I've got some options you might consider:
1. Move the complex SQL to a view. That way you can simply point Tableau to the view and then you can edit the view as needed without reloading until you are ready.
2. Limit the extract to the top X number of records (maybe 100,000 or so). You can build a proof of concept without downloading all 1.X billion until you are ready.
3. Keep a copy of the SQL statement as a text file. Make changes there and only copy/paste into Tableau when you are ready to regenerate the extract.
4. Edit the SQL in the XML of the workbook. If you open a .twb file in a text editor, you'll see that it is just an XML markup containing the metadata and view definitions (packaged workbooks -- .twbx files -- are really just zip files containing the .twb file, data sources, and possibly other external files). You should be able to edit the SQL here without having to reload until you are ready. Please note that this approach is not officially supported and I haven't tested it so disclaimers of "use at own risk, no liability, etc...".

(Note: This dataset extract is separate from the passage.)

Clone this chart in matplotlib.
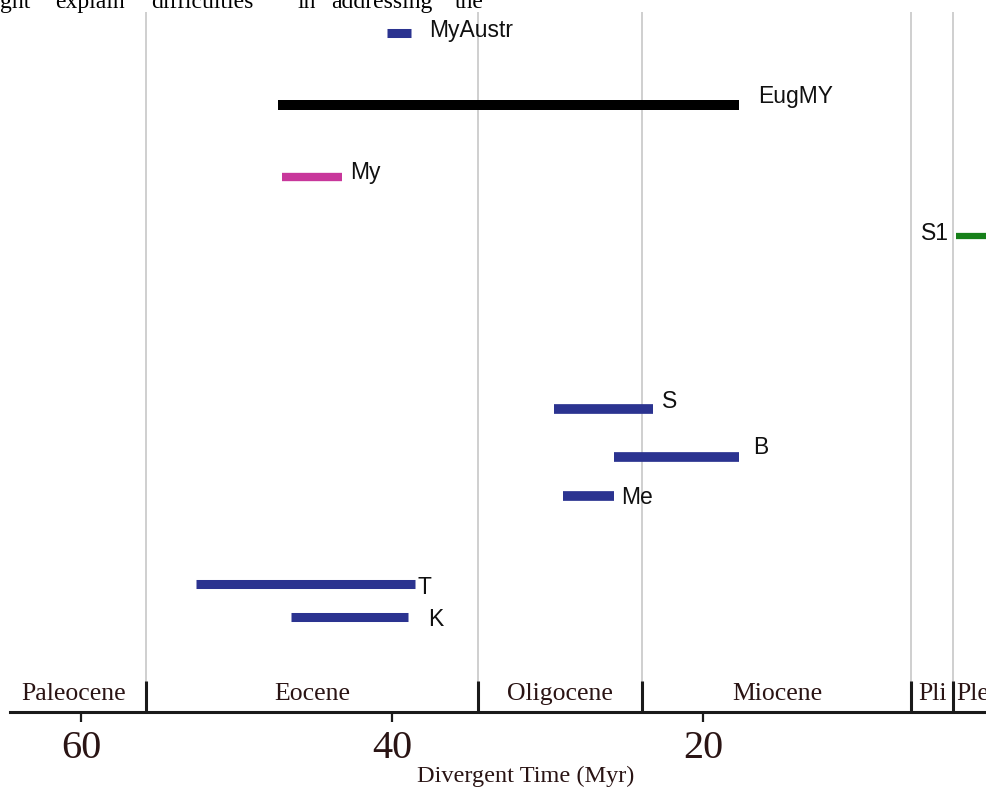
import matplotlib.pyplot as plt

# divergence time ranges (Myr), older end first
clades = ['MyAustr', 'EugMY', 'My', 'S1', 'S', 'B', 'Me', 'T', 'K']
older = [40.3, 47.3, 47.1, 3.7, 29.6, 25.7, 29.0, 52.6, 46.5]
younger = [38.8, 17.7, 43.2, 0.8, 23.2, 17.7, 25.7, 38.5, 39.0]
bar_colors = ['#2b3390', 'black', '#c8379b', '#17801a', '#2b3390',
              '#2b3390', '#2b3390', '#2b3390', '#2b3390']

# geological epochs and their boundaries (Myr)
epochs = ['Paleocene', 'Eocene', 'Oligocene', 'Miocene', 'Pli', 'Pleistocene']
boundaries = [55.8, 34.5, 23.9, 6.6, 3.9]
ticks = [60, 40, 20, 0]

# page text running above the figure
header_words = ['ght', 'explain', 'difficulties', 'in', 'addressing', 'the']

# layout (pixel rows from the top, label nudges in px)
lanes = [33, 105, 177, 236, 409, 457, 496, 584, 617]
bar_lw = [6.5, 7.2, 6.0, 4.5, 7.0, 7.0, 7.0, 6.5, 6.5]
nudge = [(18, -2), (19, -8), (8, -5), (-7, -2), (9, -7), (14, -9), (7, 1), (2, 4), (21, 2)]
header_x = [0, 55, 151, 298, 331, 455]

W, H = 987, 787
px = 15.55  # pixels per Myr
x40 = 392
t_at = lambda x: 40 - (x - x40) / px

fig = plt.figure(figsize=(W / 100, H / 100), dpi=100)
ax = fig.add_axes([0, 75 / H, 1030 / W, 712 / H])
ax.set_xlim(t_at(0), t_at(1030))
ax.set_ylim(712, 0)

serif = 'Liberation Serif'
sans = 'Liberation Sans'
dark = '#2a1414'

# epoch boundaries: light guide lines plus heavy ticks in the epoch band
ax.vlines(boundaries, 12, 682, color='#cccccc', lw=1.3, zorder=1)
ax.vlines(boundaries, 681, 712, color='#1a1a1a', lw=2.2, zorder=3)

edges = [t_at(0)] + boundaries
for i, name in enumerate(epochs):
    if i < len(boundaries):
        mid = (edges[i] + edges[i + 1]) / 2
        ax.text(mid, 694, name, ha='center', va='center', fontsize=18.5,
                family=serif, color=dark)
    else:
        ax.annotate(name, (edges[i], 694), xytext=(3, 0), textcoords='offset pixels',
                    ha='left', va='center', fontsize=18.5, family=serif, color=dark)

# time range bars
for i, c in enumerate(clades):
    ax.hlines(lanes[i], older[i], younger[i], color=bar_colors[i], lw=bar_lw[i],
              capstyle='butt', zorder=2)
    if c == 'S1':
        ax.annotate(c, (older[i], lanes[i]), xytext=(nudge[i][0], -nudge[i][1]),
                    textcoords='offset pixels', ha='right', va='center',
                    fontsize=16.5, family=sans, color='#111111')
    else:
        ax.annotate(c, (younger[i], lanes[i]), xytext=(nudge[i][0], -nudge[i][1]),
                    textcoords='offset pixels', ha='left', va='center',
                    fontsize=16.5, family=sans, color='#111111')

# time axis
for s in ['top', 'left', 'right']:
    ax.spines[s].set_visible(False)
ax.spines['bottom'].set_linewidth(2.2)
ax.spines['bottom'].set_color('#1a1a1a')
ax.spines['bottom'].set_bounds(t_at(10), t_at(1030))
ax.set_yticks([])
ax.set_xticks(ticks)
ax.set_xticklabels([str(t) for t in ticks])
ax.tick_params(axis='x', direction='out', length=7, width=1.6, color='#1a1a1a',
               pad=6, labelsize=29, labelcolor=dark)
for lab in ax.get_xticklabels():
    lab.set_family(serif)

fig.text(526 / W, 11 / H, 'Divergent Time (Myr)', ha='center', va='center',
         fontsize=17.5, family=serif, color=dark)

for word, x in zip(header_words, header_x):
    fig.text(x / W, 1 - 8 / H, word, ha='left', va='baseline', fontsize=17,
             family=serif, color='black')

fig.savefig('out.png', dpi=100)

Hope that helps or spawns some other thoughts!
And welcome to the forums Filip!
1. Move the complex SQL to a view...
My tableau extract already points to a view. However, in order for the view to run the massive SQL code saved in the connection as the Initial SQL has to run first and that is where the change often happens. (Initial SQL creates volatile tables that are later used by the view)
Now I have the extract on the server and wondering what is the most elegant way of updating just the Initial SQL part of the connection that extract is using.
Okay, I'm on the same page now!
I think #4 might still a possibility, though it's not a good one. What type of connection are you using? Teradata?
What is the initial SQL doing and what changes are typically made?
Yes, I connect to Teradata.
The fact table at the source has to many records and there are many reference tables in use to pick up all the required attributes. That's why many volatile tables are being created in the process of producing the final dataset for Tableau. If I tried to write the code in a single SQL statement it wouldn't work. It would be running out of spool.
Of course, we could have designed an ETL to do what my Initial SQL is doing, but there are some reasons we did not take that route. Mostly to avoid creating persistent datasets in the database.
I tried No 4 interesting suggestion. However, when I try to open it in Tableau after it says that XML is not well formatted anymore. I am really not sure why because the only special characters I see there are CR/LF
Hi Filip, Joshua,
I experience the same issue with Tableau 8.2 loading data from a large data mart. I'm using the new "JOIN "wizard to connect the fact table to some dimension tables. But what make the situation even worse is, that already to open the "Edit Data Source..." Dialog requires a full reload of the data. And by this I have nothing changed, which will require a second load to save the results in a data extract.
Because there is no custom SQL makes it more difficult to change the XML code (Option 4) or edit the statement out of Tableau (Option 3). I wonder whether there isn't an alternative to view the current connection settings without reloading the data.
I have a fast answer. When, from the worksheet, you double click on the connection as follows
you can then just go to the menu, click "Data", and then click "Initial SQL..."
Then you can see and edit the Initial SQL.
Now, if you want to edit the custom sql, you'll have to run that entire danged Initial SQL code. But! if this is just a copy of your file, you can delete the initial sql, hop into the data connection, and grab the custom sql!
I'm using Tableau 8.2.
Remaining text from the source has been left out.